## Exercise aim
Can you output the material exactly as written, minus any pictures it holds?
........
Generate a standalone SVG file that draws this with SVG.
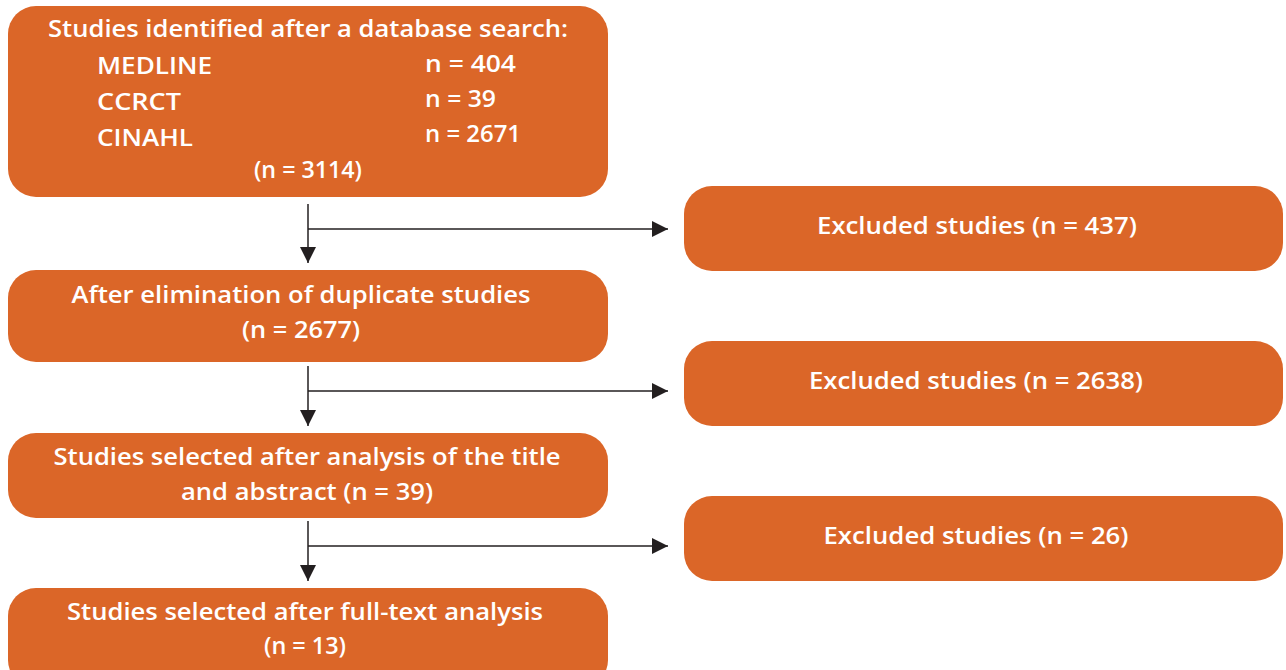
<svg xmlns="http://www.w3.org/2000/svg" width="1286" height="670" viewBox="0 0 1286 670">
  <style>
    .box { fill: #DB6628; }
    .t { fill: #ffffff; font-family: "Open Sans", "Liberation Sans", sans-serif; font-weight: 600; font-size: 23px; }
    .c { text-anchor: middle; }
    .ln { stroke: #231f20; stroke-width: 1.5; fill: none; }
  </style>
  <defs>
    <marker id="ahl" viewBox="0 0 16 16" refX="16" refY="8" markerWidth="16" markerHeight="16" markerUnits="userSpaceOnUse" orient="auto">
      <path d="M0,0 L16,8 L0,16 Z" fill="#231f20"/>
    </marker>
  </defs>

  <g id="connectors">
    <path class="ln" d="M308,204 V263" marker-end="url(#ahl)"/>
    <path class="ln" d="M308,229 H668" marker-end="url(#ahl)"/>
    <path class="ln" d="M308,366 V426" marker-end="url(#ahl)"/>
    <path class="ln" d="M308,391 H668" marker-end="url(#ahl)"/>
    <path class="ln" d="M308,521 V581" marker-end="url(#ahl)"/>
    <path class="ln" d="M308,546 H668" marker-end="url(#ahl)"/>
  </g>

  <g id="search">
    <rect class="box" x="8" y="6" width="600" height="191" rx="28"/>
    <text class="t c" x="308" y="37" textLength="520" lengthAdjust="spacingAndGlyphs">Studies identified after a database search:</text>
    <text class="t" x="97" y="74" textLength="115" lengthAdjust="spacingAndGlyphs">MEDLINE</text>
    <text class="t" x="425" y="72" textLength="91" lengthAdjust="spacingAndGlyphs">n = 404</text>
    <text class="t" x="97" y="110" textLength="84" lengthAdjust="spacingAndGlyphs">CCRCT</text>
    <text class="t" x="425" y="107" textLength="71" lengthAdjust="spacingAndGlyphs">n = 39</text>
    <text class="t" x="97" y="146" textLength="96" lengthAdjust="spacingAndGlyphs">CINAHL</text>
    <text class="t" x="425" y="142" textLength="96" lengthAdjust="spacingAndGlyphs">n = 2671</text>
    <text class="t c" x="308" y="178" textLength="108" lengthAdjust="spacingAndGlyphs">(n = 3114)</text>
  </g>

  <g id="dedup">
    <rect class="box" x="8" y="270" width="600" height="92" rx="28"/>
    <text class="t c" x="301" y="303" textLength="459" lengthAdjust="spacingAndGlyphs">After elimination of duplicate studies</text>
    <text class="t c" x="301" y="338" textLength="118" lengthAdjust="spacingAndGlyphs">(n = 2677)</text>
  </g>

  <g id="title-abstract">
    <rect class="box" x="8" y="433" width="600" height="85" rx="28"/>
    <text class="t c" x="307" y="465" textLength="507" lengthAdjust="spacingAndGlyphs">Studies selected after analysis of the title</text>
    <text class="t c" x="307" y="500" textLength="252" lengthAdjust="spacingAndGlyphs">and abstract (n = 39)</text>
  </g>

  <g id="full-text">
    <rect class="box" x="8" y="588" width="600" height="100" rx="28"/>
    <text class="t c" x="305" y="620" textLength="476" lengthAdjust="spacingAndGlyphs">Studies selected after full-text analysis</text>
    <text class="t c" x="305" y="654" textLength="82" lengthAdjust="spacingAndGlyphs">(n = 13)</text>
  </g>

  <g id="excluded-1">
    <rect class="box" x="684" y="186" width="599" height="85" rx="28"/>
    <text class="t c" x="977" y="234" textLength="320" lengthAdjust="spacingAndGlyphs">Excluded studies (n = 437)</text>
  </g>

  <g id="excluded-2">
    <rect class="box" x="684" y="341" width="599" height="85" rx="28"/>
    <text class="t c" x="976" y="389" textLength="334" lengthAdjust="spacingAndGlyphs">Excluded studies (n = 2638)</text>
  </g>

  <g id="excluded-3">
    <rect class="box" x="684" y="496" width="599" height="85" rx="28"/>
    <text class="t c" x="976" y="544" textLength="305" lengthAdjust="spacingAndGlyphs">Excluded studies (n = 26)</text>
  </g>
</svg>
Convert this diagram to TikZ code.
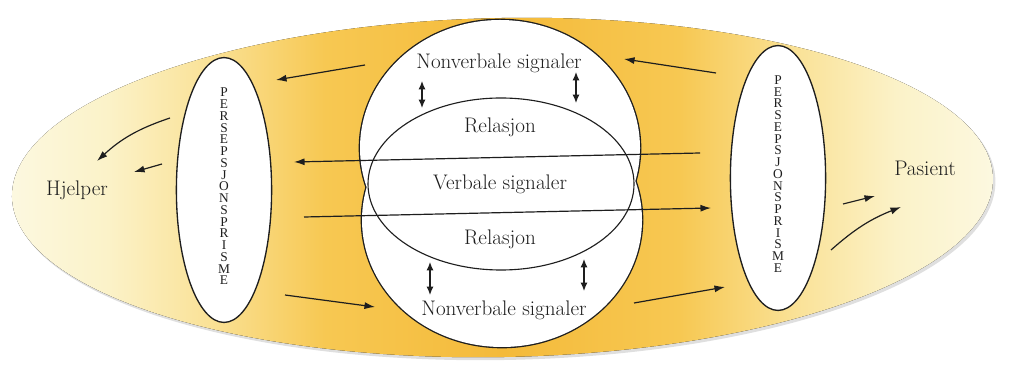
........
## The result
Generate a standalone SVG file that draws this with SVG.
<svg xmlns="http://www.w3.org/2000/svg" width="1286" height="670" viewBox="0 0 1286 670">
  <style>
    .box { fill: #DB6628; }
    .t { fill: #ffffff; font-family: "Open Sans", "Liberation Sans", sans-serif; font-weight: 600; font-size: 23px; }
    .c { text-anchor: middle; }
    .ln { stroke: #231f20; stroke-width: 1.5; fill: none; }
  </style>
  <defs>
    <marker id="ahl" viewBox="0 0 16 16" refX="16" refY="8" markerWidth="16" markerHeight="16" markerUnits="userSpaceOnUse" orient="auto">
      <path d="M0,0 L16,8 L0,16 Z" fill="#231f20"/>
    </marker>
  </defs>

  <g id="connectors">
    <path class="ln" d="M308,204 V263" marker-end="url(#ahl)"/>
    <path class="ln" d="M308,229 H668" marker-end="url(#ahl)"/>
    <path class="ln" d="M308,366 V426" marker-end="url(#ahl)"/>
    <path class="ln" d="M308,391 H668" marker-end="url(#ahl)"/>
    <path class="ln" d="M308,521 V581" marker-end="url(#ahl)"/>
    <path class="ln" d="M308,546 H668" marker-end="url(#ahl)"/>
  </g>

  <g id="search">
    <rect class="box" x="8" y="6" width="600" height="191" rx="28"/>
    <text class="t c" x="308" y="37" textLength="520" lengthAdjust="spacingAndGlyphs">Studies identified after a database search:</text>
    <text class="t" x="97" y="74" textLength="115" lengthAdjust="spacingAndGlyphs">MEDLINE</text>
    <text class="t" x="425" y="72" textLength="91" lengthAdjust="spacingAndGlyphs">n = 404</text>
    <text class="t" x="97" y="110" textLength="84" lengthAdjust="spacingAndGlyphs">CCRCT</text>
    <text class="t" x="425" y="107" textLength="71" lengthAdjust="spacingAndGlyphs">n = 39</text>
    <text class="t" x="97" y="146" textLength="96" lengthAdjust="spacingAndGlyphs">CINAHL</text>
    <text class="t" x="425" y="142" textLength="96" lengthAdjust="spacingAndGlyphs">n = 2671</text>
    <text class="t c" x="308" y="178" textLength="108" lengthAdjust="spacingAndGlyphs">(n = 3114)</text>
  </g>

  <g id="dedup">
    <rect class="box" x="8" y="270" width="600" height="92" rx="28"/>
    <text class="t c" x="301" y="303" textLength="459" lengthAdjust="spacingAndGlyphs">After elimination of duplicate studies</text>
    <text class="t c" x="301" y="338" textLength="118" lengthAdjust="spacingAndGlyphs">(n = 2677)</text>
  </g>

  <g id="title-abstract">
    <rect class="box" x="8" y="433" width="600" height="85" rx="28"/>
    <text class="t c" x="307" y="465" textLength="507" lengthAdjust="spacingAndGlyphs">Studies selected after analysis of the title</text>
    <text class="t c" x="307" y="500" textLength="252" lengthAdjust="spacingAndGlyphs">and abstract (n = 39)</text>
  </g>

  <g id="full-text">
    <rect class="box" x="8" y="588" width="600" height="100" rx="28"/>
    <text class="t c" x="305" y="620" textLength="476" lengthAdjust="spacingAndGlyphs">Studies selected after full-text analysis</text>
    <text class="t c" x="305" y="654" textLength="82" lengthAdjust="spacingAndGlyphs">(n = 13)</text>
  </g>

  <g id="excluded-1">
    <rect class="box" x="684" y="186" width="599" height="85" rx="28"/>
    <text class="t c" x="977" y="234" textLength="320" lengthAdjust="spacingAndGlyphs">Excluded studies (n = 437)</text>
  </g>

  <g id="excluded-2">
    <rect class="box" x="684" y="341" width="599" height="85" rx="28"/>
    <text class="t c" x="976" y="389" textLength="334" lengthAdjust="spacingAndGlyphs">Excluded studies (n = 2638)</text>
  </g>

  <g id="excluded-3">
    <rect class="box" x="684" y="496" width="599" height="85" rx="28"/>
    <text class="t c" x="976" y="544" textLength="305" lengthAdjust="spacingAndGlyphs">Excluded studies (n = 26)</text>
  </g>
</svg>
Convert this diagram to TikZ code.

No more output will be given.